--- Exercise goal ---
Only the lines from the start of the data to the line containing "from matplotlib.patches import Rectangle", both included, should be output, exactly and without pictures.

--- Provided data ---
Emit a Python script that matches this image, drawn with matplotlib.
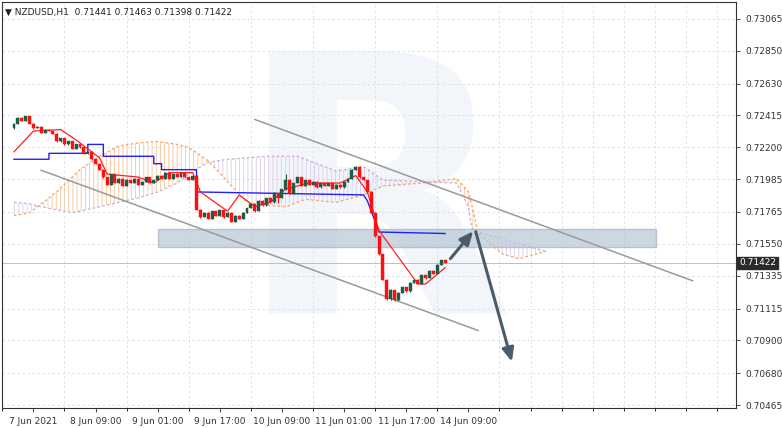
import numpy as np
import matplotlib
matplotlib.use("Agg")
import matplotlib.pyplot as plt
from matplotlib.patches import Rectangle

# hourly closes (NZDUSD H1)
closes = [0.7236, 0.7240, 0.7238, 0.7241, 0.7236, 0.7233, 0.7234, 0.7230, 0.7232, 0.7231,
          0.7229, 0.7224, 0.7226, 0.7222, 0.7224, 0.7219, 0.7222, 0.7220, 0.7216, 0.7217,
          0.7212, 0.7209, 0.7205, 0.7200, 0.7195, 0.7202, 0.7196, 0.7199, 0.7194, 0.7198,
          0.7196, 0.7199, 0.7195, 0.7197, 0.7200, 0.7196, 0.7198, 0.7201, 0.7199, 0.7203,
          0.7199, 0.7202, 0.7200, 0.7203, 0.7200, 0.7198, 0.7201, 0.7178, 0.7173, 0.7176,
          0.7172, 0.7177, 0.7174, 0.7178, 0.7173, 0.7176, 0.7170, 0.7174, 0.7172, 0.7176,
          0.7179, 0.7182, 0.7177, 0.7184, 0.7181, 0.7186, 0.7183, 0.7189, 0.7186, 0.7192,
          0.7198, 0.7189, 0.7196, 0.7200, 0.7194, 0.7198, 0.7195, 0.7197, 0.7193, 0.7196,
          0.7194, 0.7196, 0.7192, 0.7195, 0.7193, 0.7197, 0.7199, 0.7205, 0.7207, 0.7200,
          0.7198, 0.7190, 0.7176, 0.7160, 0.7148, 0.7131, 0.7118, 0.7124, 0.7117, 0.7122,
          0.7126, 0.7123, 0.7129, 0.7131, 0.7128, 0.7134, 0.7132, 0.7137, 0.7135, 0.7141,
          0.71441, 0.71422]
first_open = 0.7233
# wick extensions in pips above / below the body
wick_up = [3, 2, 2, 1, 2, 1, 2, 1, 2, 1, 2, 3, 1, 2, 1, 3, 1, 2, 1, 2,
           2, 1, 3, 2, 1, 2, 1, 2, 1, 3, 1, 2, 1, 2, 1, 1, 2, 1, 2, 1,
           2, 1, 1, 2, 1, 2, 1, 3, 2, 1, 2, 1, 2, 1, 1, 2, 1, 2, 1, 2,
           1, 2, 1, 2, 3, 1, 2, 6, 2, 1, 25, 3, 2, 1, 2, 1, 2, 2, 1, 1,
           2, 1, 2, 1, 2, 1, 3, 5, 2, 1, 2, 1, 2, 1, 2, 2, 1, 2, 1, 2,
           1, 2, 1, 2, 1, 2, 1, 2, 1, 2, 2, 2]
wick_dn = [2, 1, 2, 2, 1, 2, 1, 3, 1, 2, 1, 2, 2, 1, 2, 1, 2, 1, 2, 1,
           2, 3, 1, 2, 3, 1, 2, 1, 2, 1, 2, 1, 2, 1, 2, 1, 1, 2, 1, 2,
           1, 2, 1, 1, 2, 1, 2, 2, 3, 1, 2, 1, 2, 1, 2, 1, 3, 1, 2, 1,
           2, 1, 2, 1, 2, 1, 2, 1, 25, 2, 3, 1, 2, 1, 2, 2, 1, 2, 1, 2,
           1, 2, 1, 2, 1, 2, 1, 2, 3, 2, 2, 3, 2, 4, 3, 4, 6, 3, 5, 2,
           2, 2, 3, 1, 2, 1, 2, 1, 2, 1, 1, 1]

# Ichimoku lines: (bar, price) knots
tenkan_i = [0, 5, 12, 16, 22, 24, 32, 36, 40, 46, 48, 55, 58, 62, 66, 70, 76, 84, 88, 91, 94, 104, 106, 111]
tenkan_p = [0.7217, 0.7231, 0.7232, 0.7225, 0.7213, 0.7202, 0.7200, 0.7196, 0.7203, 0.7203, 0.7190, 0.7177,
            0.7188, 0.7180, 0.7183, 0.7192, 0.7196, 0.7196, 0.7201, 0.7190, 0.7164, 0.7128, 0.7128, 0.7139]
kijun_i = [0, 9, 9, 19, 19, 23, 23, 36, 36, 38, 38, 47, 47, 90, 91, 94, 111]
kijun_p = [0.7212, 0.7212, 0.7216, 0.7216, 0.7222, 0.7222, 0.7214, 0.7214, 0.7209, 0.7209, 0.7205, 0.7205,
           0.7190, 0.7188, 0.7184, 0.7163, 0.7162]
cloud_i = [0, 4, 7, 11, 15, 17, 22, 27, 32, 37, 42, 45, 50, 55, 60, 65, 70, 73, 75, 83, 90, 95,
           105, 114, 117, 118, 119.5, 125, 126, 130, 137]
span_a = [0.7174, 0.7176, 0.7182, 0.7190, 0.7200, 0.7205, 0.7214, 0.7221, 0.7223, 0.7224, 0.7222, 0.7220,
          0.7211, 0.7197, 0.7183, 0.7181, 0.7180, 0.7183, 0.7185, 0.7183, 0.7188, 0.7194, 0.7196, 0.7199,
          0.7190, 0.7180, 0.7162, 0.7150, 0.7148, 0.7145, 0.7150]
span_b = [0.7183, 0.7182, 0.7180, 0.7178, 0.7176, 0.7177, 0.7180, 0.7183, 0.7186, 0.7190, 0.7196, 0.7202,
          0.7210, 0.7212, 0.7213, 0.7214, 0.7214, 0.7214, 0.7212, 0.7204, 0.7207, 0.7198, 0.7197, 0.7196,
          0.7180, 0.7165, 0.7163, 0.7159, 0.7158, 0.7155, 0.7150]

price_ticks = [0.73065, 0.72850, 0.72630, 0.72415, 0.72200, 0.71985, 0.71765,
               0.71550, 0.71335, 0.71115, 0.70900, 0.70680, 0.70465]
time_pos = [5, 21, 37, 53, 69, 85, 101, 117]
time_labels = ["7 Jun 2021", "8 Jun 09:00", "9 Jun 01:00", "9 Jun 17:00",
               "10 Jun 09:00", "11 Jun 01:00", "11 Jun 17:00", "14 Jun 09:00"]
last_price = 0.71422

# channel, support zone and forecast arrows (bar, price)
upper_chan = [(62.0, 0.72388), (174.7, 0.71302)]
lower_chan = [(7.0, 0.72046), (119.5, 0.70967)]
zone = (37.2, 165.2, 0.71531, 0.71651)
arrow_up = [(111.9, 0.71436), (118.7, 0.71650)]
arrow_dn = [(118.7, 0.71650), (128.4, 0.70739)]

plt.rcParams["hatch.linewidth"] = 0.6
fig = plt.figure(figsize=(7.82, 4.28), dpi=100)
ax = fig.add_axes([0.003, 20 / 428, 734 / 782, 406 / 428])
ax.set_xlim(-0.8, 186)
ax.set_ylim(0.70445, 0.73179)

ax.text(93, 0.7175, "R", fontsize=260, color="#f2f5f9", ha="center", va="center",
        fontweight="bold", zorder=0)

# cloud
ci = np.array(cloud_i)
sa = np.array(span_a)
sb = np.array(span_b)
ax.fill_between(ci, sa, sb, where=sa >= sb, interpolate=True, facecolor="none",
                edgecolor="#f8c49a", hatch="||||", linewidth=0.01, zorder=1)
ax.fill_between(ci, sa, sb, where=sa < sb, interpolate=True, facecolor="none",
                edgecolor="#ddcce8", hatch="||||", linewidth=0.01, zorder=1)
ax.plot(ci, sa, color="#f4a261", lw=0.9, ls=(0, (2, 2)), zorder=2)
ax.plot(ci, sb, color="#c9a9d6", lw=0.9, ls=(0, (2, 2)), zorder=2)

ax.add_patch(Rectangle((zone[0], zone[2]), zone[1] - zone[0], zone[3] - zone[2],
                       facecolor="#b8c7d6", edgecolor="#9fb4cc", alpha=0.7, lw=1, zorder=3))

ax.plot(kijun_i, kijun_p, color="#2020ff", lw=1, zorder=4)
ax.plot(tenkan_i, tenkan_p, color="#ff2020", lw=0.9, zorder=4)

# candles
opens = [first_open] + closes[:-1]
for i, (o, c) in enumerate(zip(opens, closes)):
    col = "#1f5c46" if c >= o else "#ff1010"
    hi = max(o, c) + wick_up[i] * 0.000015
    lo = min(o, c) - wick_dn[i] * 0.000015
    ax.vlines(i, lo, hi, color=col, lw=0.8, zorder=5)
    ax.add_patch(Rectangle((i - 0.38, min(o, c)), 0.76, max(abs(c - o), 0.00004),
                           facecolor=col, edgecolor=col, lw=0.3, zorder=5))

for seg in (upper_chan, lower_chan):
    ax.plot([seg[0][0], seg[1][0]], [seg[0][1], seg[1][1]], color="#9a9a9a", lw=1.1, zorder=4)

for a in (arrow_up, arrow_dn):
    ax.annotate("", xy=a[1], xytext=a[0], zorder=6,
                arrowprops=dict(arrowstyle="-|>,head_length=0.8,head_width=0.35",
                                color="#4a5b6b", lw=2.2))

ax.axhline(last_price, color="#c0c0c0", lw=0.7, zorder=2)

ax.set_yticks(price_ticks)
ax.set_yticklabels([f"{p:.5f}" for p in price_ticks])
ax.yaxis.tick_right()
ax.set_xticks(time_pos)
ax.set_xticklabels(time_labels)
ax.tick_params(labelsize=6.5, length=3, color="#555555", labelcolor="#333333")
ax.set_xticks(np.arange(-3, 186, 8), minor=True)
ax.grid(True, which="minor", axis="x", ls=(0, (3, 3)), color="#dddddd", lw=0.6)
ax.grid(True, which="major", axis="y", ls=(0, (3, 3)), color="#dddddd", lw=0.6)
for s in ax.spines.values():
    s.set_color("#333333")
    s.set_linewidth(0.8)

ax.text(1.004, last_price, f"{last_price:.5f}", transform=ax.get_yaxis_transform(),
        fontsize=6.5, color="white", va="center", ha="left",
        bbox=dict(boxstyle="square,pad=0.2", facecolor="#2b2b2b", edgecolor="#2b2b2b"))
ax.text(0.004, 0.985, "\u25bc NZDUSD,H1  0.71441 0.71463 0.71398 0.71422", transform=ax.transAxes,
        fontsize=6.5, color="#222222", va="top", ha="left")

fig.savefig("out.png", dpi=100)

--- Output of the task ---
Emit a Python script that matches this image, drawn with matplotlib.
import numpy as np
import matplotlib
matplotlib.use("Agg")
import matplotlib.pyplot as plt
from matplotlib.patches import Rectangle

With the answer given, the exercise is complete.